No Official Fixes Yet, Pressure Mounts
As of now, no wallet providers have put out official statements or confirmed patches. The crypto community is waiting. Developers and security teams are reportedly reviewing their protocols, but no comprehensive fix has been announced publicly. That silence is frustrating for users who want to know whether their specific wallet is affected.
It’s unclear which wallets are most exposed. The assessment is ongoing, and the full scope — how many wallets, which platforms, which generation methods — hasn’t been nailed down yet. More details are expected as the review continues, but right now the picture is still pretty murky.
What’s clear is that the pressure on wallet providers is building fast. The discovery calls for immediate action, and developers are being urged to audit their recovery phrase generation methods before exploitation happens at scale. Without that, the vulnerability sits open — and it probably won’t stay undiscovered by bad actors for long.
What Affected Users Should Do Now
For anyone worried about their wallet security, the advice right now is to consider regenerating recovery phrases using more robust, verified methods. That means moving funds to a fresh wallet created with a tool that has confirmed secure entropy generation — not just assuming the current setup is fine.
Adopting stronger cryptographic practices is the broader call. Best practices in this space have existed for years, but Ill Bloom is a reminder that not every wallet provider has implemented them consistently. The gap between what users expect and what’s actually under the hood can be significant.
Vigilance matters here. Users shouldn’t wait for an official fix announcement before taking steps. If there’s any doubt about how a wallet’s recovery phrase was generated, treating it as potentially compromised is the safer move. Transfer assets, generate a new phrase with a trusted tool, and document the new phrase securely offline.
Collaboration between developers, security researchers, and blockchain platforms is ramping up. The goal is to identify exactly which generation methods are flawed, which wallets used them, and how to push updates or guidance to affected users quickly. But that process takes time — and the vulnerability doesn’t wait.
The crypto community is watching closely. No official comments from major wallet providers have landed yet, and the absence of concrete guidance is leaving a lot of users in a difficult spot.
The full extent of Ill Bloom’s reach across different blockchain systems is still being mapped.
Frequently Asked Questions
What is the Ill Bloom vulnerability in crypto wallets?
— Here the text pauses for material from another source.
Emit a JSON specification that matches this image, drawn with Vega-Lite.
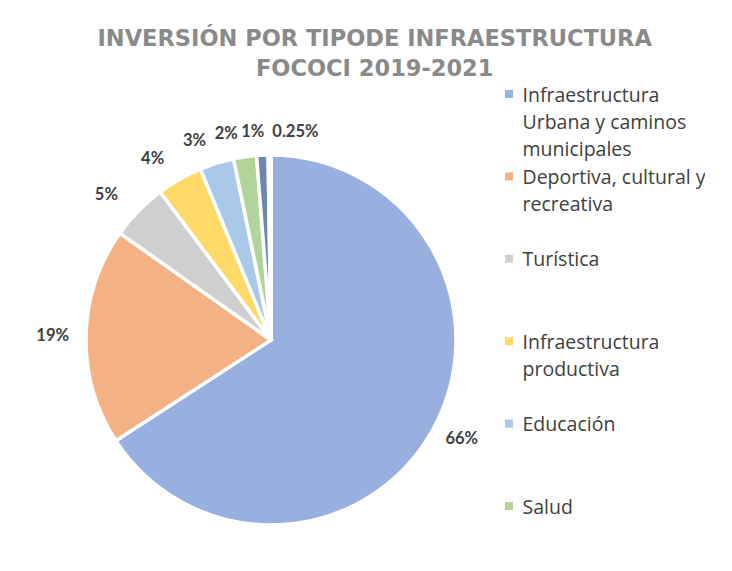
{
  "$schema": "https://vega.github.io/schema/vega-lite/v6.json",
  "padding": {"left": 36, "top": 28, "right": 0, "bottom": 0},
  "background": "white",
  "bounds": "flush",
  "spacing": 3,
  "title": {
    "text": ["INVERSIÓN POR TIPODE INFRAESTRUCTURA", "FOCOCI 2019-2021"],
    "font": "DejaVu Sans",
    "fontSize": 22.5,
    "fontWeight": "bold",
    "color": "#8a8a8a",
    "lineHeight": 29.5,
    "anchor": "middle",
    "dx": 4,
    "offset": 5
  },
  "data": {
    "values": [
      {"categoria": "Infraestructura Urbana y caminos municipales", "valor": 0.66, "orden": 1},
      {"categoria": "Deportiva, cultural y recreativa", "valor": 0.19, "orden": 2},
      {"categoria": "Turística", "valor": 0.05, "orden": 3},
      {"categoria": "Infraestructura productiva", "valor": 0.04, "orden": 4},
      {"categoria": "Educación", "valor": 0.03, "orden": 5},
      {"categoria": "Salud", "valor": 0.02, "orden": 6},
      {"categoria": "Otros", "valor": 0.01, "orden": 7},
      {"categoria": "Otros menores", "valor": 0.0025, "orden": 8}
    ]
  },
  "hconcat": [
    {
      "width": 460,
      "height": 492,
      "encoding": {
        "theta": {"field": "valor", "type": "quantitative", "stack": true},
        "order": {"field": "orden", "type": "quantitative"}
      },
      "layer": [
        {
          "mark": {"type": "arc", "outerRadius": 185, "stroke": "white", "strokeWidth": 3.5},
          "encoding": {
            "color": {
              "field": "categoria",
              "type": "nominal",
              "legend": null,
              "scale": {
                "domain": ["Infraestructura Urbana y caminos municipales", "Deportiva, cultural y recreativa", "Turística", "Infraestructura productiva", "Educación", "Salud", "Otros", "Otros menores"],
                "range": ["#98B0E0", "#F4B183", "#CFCFCF", "#FFD966", "#A9C9E8", "#B0D49A", "#6F86AE", "#C98A5C"]
              }
            }
          }
        },
        {
          "mark": {
            "type": "text",
            "radius": 208,
            "font": "Lato",
            "fontSize": 16.5,
            "fontWeight": "bold",
            "color": "#404040",
            "align": {"expr": "datum.valor < 0.005 ? 'left' : datum.valor < 0.5 ? 'right' : 'center'"},
            "dx": {"expr": "datum.valor > 0.5 ? 8 : datum.valor < 0.015 ? 3 : datum.valor > 0.1 ? 6 : -4"},
            "baseline": "middle"
          },
          "encoding": {
            "text": {"field": "valor", "type": "quantitative", "format": ".2~%"}
          }
        }
      ]
    },
    {
      "width": 10,
      "height": 412,
      "transform": [{"filter": "datum.orden <= 6"}],
      "mark": {"type": "point", "shape": "square", "filled": true, "opacity": 1, "size": 64},
      "encoding": {
        "y": {
          "field": "categoria",
          "type": "nominal",
          "sort": {"field": "orden"},
          "scale": {"padding": 0},
          "axis": {
            "orient": "right",
            "title": null,
            "domain": false,
            "ticks": false,
            "grid": false,
            "labelPadding": 8,
            "labelFont": "Open Sans",
            "labelFontSize": 19.5,
            "labelColor": "#404040",
            "labelLineHeight": 27,
            "labelBaseline": "alphabetic",
            "labelOffset": 7,
            "labelLimit": 0,
            "labelAlign": "left",
            "labelOverlap": false,
            "labelExpr": "datum.label == 'Infraestructura Urbana y caminos municipales' ? ['Infraestructura', 'Urbana y caminos', 'municipales'] : datum.label == 'Deportiva, cultural y recreativa' ? ['Deportiva, cultural y', 'recreativa'] : datum.label == 'Infraestructura productiva' ? ['Infraestructura', 'productiva'] : datum.label"
          }
        },
        "color": {"field": "categoria", "type": "nominal", "legend": null}
      }
    }
  ],
  "config": {"view": {"stroke": null}}
}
Ill Bloom is a flaw in the recovery phrase generation process used by crypto wallets, affecting multiple blockchains and potentially making those phrases easier for attackers to predict or reconstruct.
What should crypto wallet users do if they think they’re affected?
Users are advised to regenerate their recovery phrases using more secure, verified methods and to transfer funds to a new wallet if they suspect their current phrase was created with a compromised generation process.